» Written task:
Pick out the lines below that include the string "script".

Charts and diagrams as code:

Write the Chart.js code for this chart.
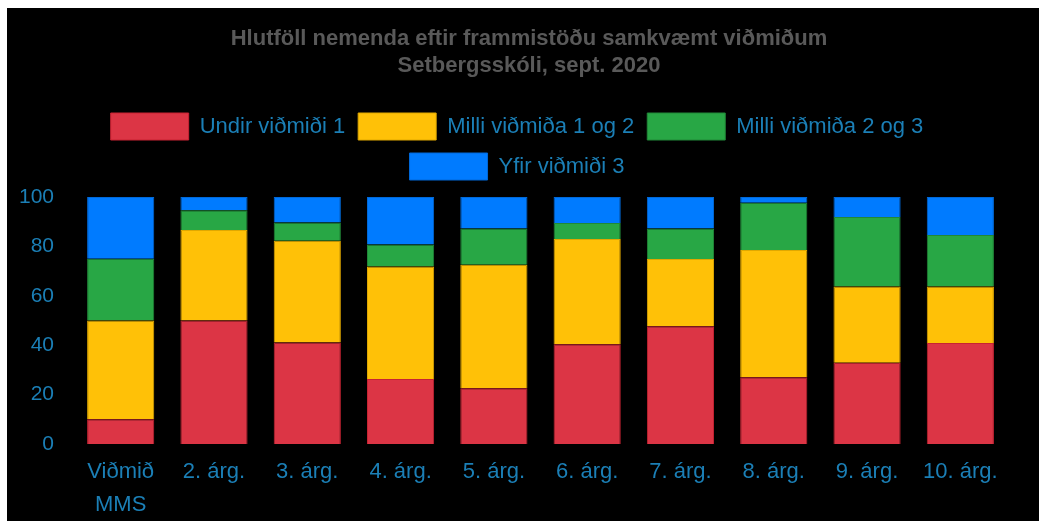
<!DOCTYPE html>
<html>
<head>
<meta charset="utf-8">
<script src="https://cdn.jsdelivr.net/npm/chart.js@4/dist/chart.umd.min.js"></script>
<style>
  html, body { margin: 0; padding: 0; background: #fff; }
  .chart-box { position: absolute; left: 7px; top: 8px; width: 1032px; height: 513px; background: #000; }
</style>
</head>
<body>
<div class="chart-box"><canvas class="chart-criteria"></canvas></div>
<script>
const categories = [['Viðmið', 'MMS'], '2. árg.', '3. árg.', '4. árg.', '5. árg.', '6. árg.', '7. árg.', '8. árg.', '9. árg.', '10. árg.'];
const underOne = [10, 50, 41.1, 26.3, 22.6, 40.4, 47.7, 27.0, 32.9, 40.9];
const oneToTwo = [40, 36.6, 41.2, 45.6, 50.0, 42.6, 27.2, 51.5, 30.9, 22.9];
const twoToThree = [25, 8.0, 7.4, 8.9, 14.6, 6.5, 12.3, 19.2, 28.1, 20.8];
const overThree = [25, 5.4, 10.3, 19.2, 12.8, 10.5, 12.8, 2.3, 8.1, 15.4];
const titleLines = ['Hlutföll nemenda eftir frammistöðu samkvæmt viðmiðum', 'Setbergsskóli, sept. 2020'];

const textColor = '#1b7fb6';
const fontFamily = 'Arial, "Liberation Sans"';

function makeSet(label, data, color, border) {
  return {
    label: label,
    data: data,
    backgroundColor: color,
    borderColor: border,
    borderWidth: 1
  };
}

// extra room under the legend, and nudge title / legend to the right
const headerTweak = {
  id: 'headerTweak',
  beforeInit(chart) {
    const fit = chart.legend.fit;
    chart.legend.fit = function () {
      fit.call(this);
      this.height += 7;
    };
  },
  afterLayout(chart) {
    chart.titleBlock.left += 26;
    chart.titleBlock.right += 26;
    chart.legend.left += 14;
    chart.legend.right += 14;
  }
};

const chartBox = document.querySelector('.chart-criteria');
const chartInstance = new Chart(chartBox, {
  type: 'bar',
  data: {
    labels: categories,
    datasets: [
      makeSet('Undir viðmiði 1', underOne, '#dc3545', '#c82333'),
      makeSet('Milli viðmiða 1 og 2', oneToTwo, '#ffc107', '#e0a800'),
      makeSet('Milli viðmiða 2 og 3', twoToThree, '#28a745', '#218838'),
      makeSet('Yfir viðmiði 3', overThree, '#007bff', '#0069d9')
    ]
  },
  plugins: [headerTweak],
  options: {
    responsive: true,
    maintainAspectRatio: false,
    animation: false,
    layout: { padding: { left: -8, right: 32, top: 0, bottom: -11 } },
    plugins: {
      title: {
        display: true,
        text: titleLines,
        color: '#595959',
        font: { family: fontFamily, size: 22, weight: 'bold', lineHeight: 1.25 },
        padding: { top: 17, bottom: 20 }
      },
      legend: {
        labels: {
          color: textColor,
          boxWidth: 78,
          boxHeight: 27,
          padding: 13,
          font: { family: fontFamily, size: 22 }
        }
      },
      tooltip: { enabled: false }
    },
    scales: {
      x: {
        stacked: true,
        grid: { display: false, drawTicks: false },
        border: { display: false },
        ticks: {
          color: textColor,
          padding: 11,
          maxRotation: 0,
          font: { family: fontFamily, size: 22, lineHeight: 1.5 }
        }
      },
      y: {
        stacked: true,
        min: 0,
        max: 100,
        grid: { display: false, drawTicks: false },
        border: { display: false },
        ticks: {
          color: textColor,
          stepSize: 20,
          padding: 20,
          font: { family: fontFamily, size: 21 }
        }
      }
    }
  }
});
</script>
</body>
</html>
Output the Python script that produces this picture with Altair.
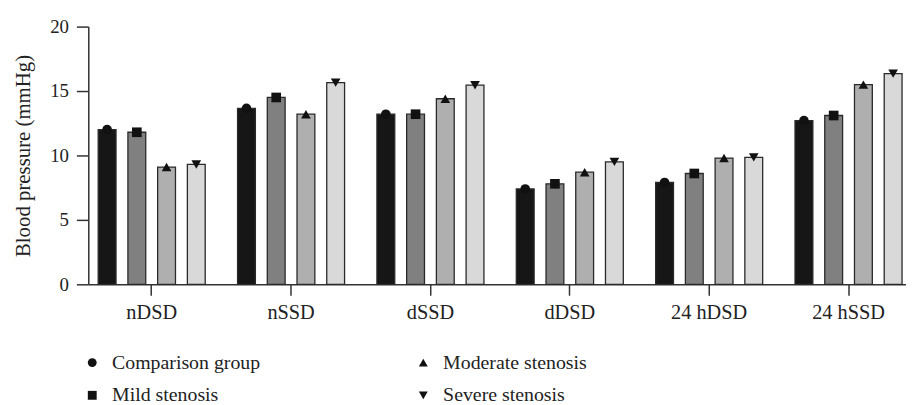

» Answer in full:
<script src="https://cdn.jsdelivr.net/npm/chart.js@4/dist/chart.umd.min.js"></script>
<script>
</script>
Output the Python script that produces this picture with Altair.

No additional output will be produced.